Directions: Pick out all lines in the listing holding the string "script" and copy them.
#### Raw records ####
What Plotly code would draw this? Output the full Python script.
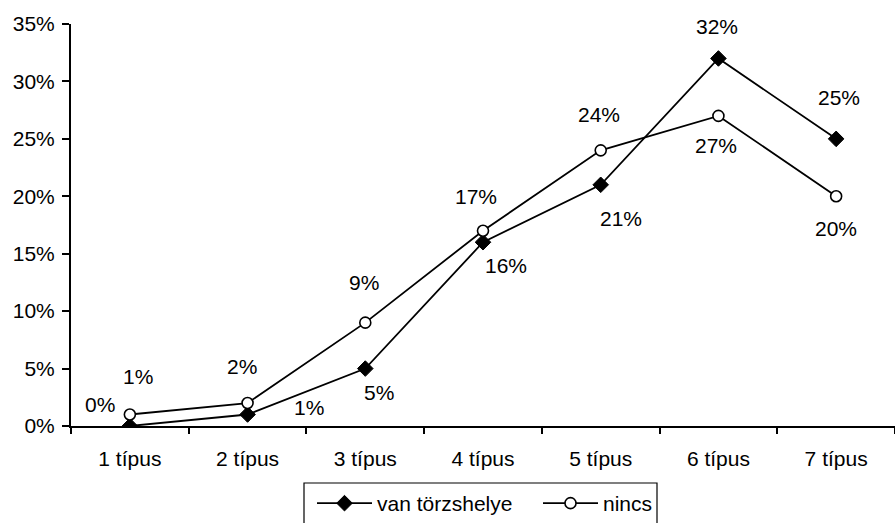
####
#### Raw records ####
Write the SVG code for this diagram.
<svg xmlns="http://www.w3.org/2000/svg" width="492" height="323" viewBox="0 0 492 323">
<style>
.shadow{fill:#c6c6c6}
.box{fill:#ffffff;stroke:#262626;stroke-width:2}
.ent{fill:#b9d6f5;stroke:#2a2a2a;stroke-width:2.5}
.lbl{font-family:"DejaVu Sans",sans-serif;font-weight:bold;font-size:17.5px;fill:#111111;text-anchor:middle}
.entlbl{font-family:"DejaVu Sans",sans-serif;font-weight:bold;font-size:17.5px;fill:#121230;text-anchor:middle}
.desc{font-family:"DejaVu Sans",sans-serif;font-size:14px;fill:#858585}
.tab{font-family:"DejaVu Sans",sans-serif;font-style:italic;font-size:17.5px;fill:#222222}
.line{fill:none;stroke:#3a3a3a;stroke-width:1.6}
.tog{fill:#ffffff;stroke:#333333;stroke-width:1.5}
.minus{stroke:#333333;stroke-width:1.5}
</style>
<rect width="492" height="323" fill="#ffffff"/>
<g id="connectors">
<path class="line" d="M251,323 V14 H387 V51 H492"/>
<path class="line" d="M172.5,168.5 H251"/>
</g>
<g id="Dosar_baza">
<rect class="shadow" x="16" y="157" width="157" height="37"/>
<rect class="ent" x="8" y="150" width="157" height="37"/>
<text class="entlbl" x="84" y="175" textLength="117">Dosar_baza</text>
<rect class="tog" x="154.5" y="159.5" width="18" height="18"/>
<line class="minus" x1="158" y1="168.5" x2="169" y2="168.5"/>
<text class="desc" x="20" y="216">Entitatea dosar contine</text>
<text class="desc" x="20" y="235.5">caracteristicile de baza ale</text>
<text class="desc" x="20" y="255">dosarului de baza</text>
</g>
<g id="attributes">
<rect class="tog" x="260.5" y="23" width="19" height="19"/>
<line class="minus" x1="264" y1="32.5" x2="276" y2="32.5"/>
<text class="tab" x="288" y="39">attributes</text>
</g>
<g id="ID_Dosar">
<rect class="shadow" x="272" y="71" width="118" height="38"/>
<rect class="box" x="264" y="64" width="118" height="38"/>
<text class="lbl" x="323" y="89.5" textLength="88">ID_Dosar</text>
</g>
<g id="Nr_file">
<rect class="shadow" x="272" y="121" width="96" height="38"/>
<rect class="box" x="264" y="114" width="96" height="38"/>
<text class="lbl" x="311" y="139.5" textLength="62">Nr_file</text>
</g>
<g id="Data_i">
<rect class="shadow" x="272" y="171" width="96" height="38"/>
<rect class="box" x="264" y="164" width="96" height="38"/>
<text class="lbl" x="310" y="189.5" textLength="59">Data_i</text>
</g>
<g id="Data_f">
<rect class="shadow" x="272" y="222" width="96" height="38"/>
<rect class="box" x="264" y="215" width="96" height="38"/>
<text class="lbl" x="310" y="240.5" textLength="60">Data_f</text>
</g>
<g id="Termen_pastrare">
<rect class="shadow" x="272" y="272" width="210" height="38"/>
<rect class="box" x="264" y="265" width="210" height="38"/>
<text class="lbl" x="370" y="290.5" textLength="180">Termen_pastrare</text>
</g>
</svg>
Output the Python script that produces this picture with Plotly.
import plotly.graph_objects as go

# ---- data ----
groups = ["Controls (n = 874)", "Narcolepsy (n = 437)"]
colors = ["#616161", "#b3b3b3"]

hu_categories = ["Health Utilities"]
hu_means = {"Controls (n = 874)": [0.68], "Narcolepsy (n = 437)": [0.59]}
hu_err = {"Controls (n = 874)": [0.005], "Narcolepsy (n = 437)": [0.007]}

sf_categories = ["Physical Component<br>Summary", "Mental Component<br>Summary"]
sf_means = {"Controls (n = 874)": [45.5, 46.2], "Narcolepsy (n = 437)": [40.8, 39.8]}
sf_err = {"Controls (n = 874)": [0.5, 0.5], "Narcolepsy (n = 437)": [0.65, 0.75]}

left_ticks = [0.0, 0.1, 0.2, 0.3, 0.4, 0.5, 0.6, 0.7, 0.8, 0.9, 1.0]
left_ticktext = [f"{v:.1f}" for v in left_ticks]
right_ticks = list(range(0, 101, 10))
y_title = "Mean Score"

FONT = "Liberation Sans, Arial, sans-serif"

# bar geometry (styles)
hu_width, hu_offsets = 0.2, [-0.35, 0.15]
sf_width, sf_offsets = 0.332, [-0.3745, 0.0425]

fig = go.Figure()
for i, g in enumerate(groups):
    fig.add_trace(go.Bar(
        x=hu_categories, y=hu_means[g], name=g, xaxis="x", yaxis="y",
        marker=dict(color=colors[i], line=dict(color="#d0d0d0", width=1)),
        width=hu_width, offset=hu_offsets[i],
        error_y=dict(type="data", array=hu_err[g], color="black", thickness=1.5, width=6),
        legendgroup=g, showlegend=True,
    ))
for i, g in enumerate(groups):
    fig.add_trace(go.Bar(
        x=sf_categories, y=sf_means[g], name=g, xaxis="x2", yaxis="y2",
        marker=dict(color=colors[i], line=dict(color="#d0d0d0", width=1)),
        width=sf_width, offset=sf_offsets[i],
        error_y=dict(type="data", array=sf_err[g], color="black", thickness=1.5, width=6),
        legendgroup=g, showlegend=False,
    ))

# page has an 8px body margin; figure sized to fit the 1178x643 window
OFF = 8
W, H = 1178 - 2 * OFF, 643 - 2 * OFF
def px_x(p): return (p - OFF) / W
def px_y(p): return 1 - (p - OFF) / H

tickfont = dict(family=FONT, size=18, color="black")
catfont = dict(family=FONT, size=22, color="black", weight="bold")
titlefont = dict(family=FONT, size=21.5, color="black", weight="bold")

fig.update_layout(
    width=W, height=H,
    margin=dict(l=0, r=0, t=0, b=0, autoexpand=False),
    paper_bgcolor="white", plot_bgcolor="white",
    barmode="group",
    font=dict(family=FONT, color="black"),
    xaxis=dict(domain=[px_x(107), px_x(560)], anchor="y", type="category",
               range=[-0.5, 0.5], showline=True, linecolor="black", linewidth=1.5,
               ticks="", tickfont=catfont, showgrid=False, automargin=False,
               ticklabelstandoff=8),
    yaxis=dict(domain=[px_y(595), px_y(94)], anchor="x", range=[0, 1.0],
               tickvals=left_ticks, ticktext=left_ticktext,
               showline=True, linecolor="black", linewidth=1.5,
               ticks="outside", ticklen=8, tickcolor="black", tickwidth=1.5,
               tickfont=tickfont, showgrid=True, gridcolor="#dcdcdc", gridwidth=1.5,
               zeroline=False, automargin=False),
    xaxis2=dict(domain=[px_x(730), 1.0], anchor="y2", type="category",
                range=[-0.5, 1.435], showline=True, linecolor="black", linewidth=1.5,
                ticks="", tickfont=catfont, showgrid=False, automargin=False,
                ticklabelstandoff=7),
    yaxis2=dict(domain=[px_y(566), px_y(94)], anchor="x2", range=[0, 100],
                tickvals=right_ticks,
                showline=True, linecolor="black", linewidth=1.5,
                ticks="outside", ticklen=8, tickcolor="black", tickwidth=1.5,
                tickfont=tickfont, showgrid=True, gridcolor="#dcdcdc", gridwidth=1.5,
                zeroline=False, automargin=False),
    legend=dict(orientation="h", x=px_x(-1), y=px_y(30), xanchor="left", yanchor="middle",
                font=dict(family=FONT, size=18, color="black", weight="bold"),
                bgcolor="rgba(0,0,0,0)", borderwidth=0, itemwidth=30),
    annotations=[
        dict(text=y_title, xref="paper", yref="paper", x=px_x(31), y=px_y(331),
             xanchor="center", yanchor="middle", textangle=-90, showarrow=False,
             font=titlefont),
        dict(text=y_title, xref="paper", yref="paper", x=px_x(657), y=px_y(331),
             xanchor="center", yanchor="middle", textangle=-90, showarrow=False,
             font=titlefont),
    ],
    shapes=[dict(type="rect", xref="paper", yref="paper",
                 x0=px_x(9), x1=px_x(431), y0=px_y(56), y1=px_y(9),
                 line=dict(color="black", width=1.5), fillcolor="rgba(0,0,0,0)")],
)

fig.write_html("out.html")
####
Answer:
What Plotly code would draw this? Output the full Python script.
Output the Python script that produces this picture with Plotly.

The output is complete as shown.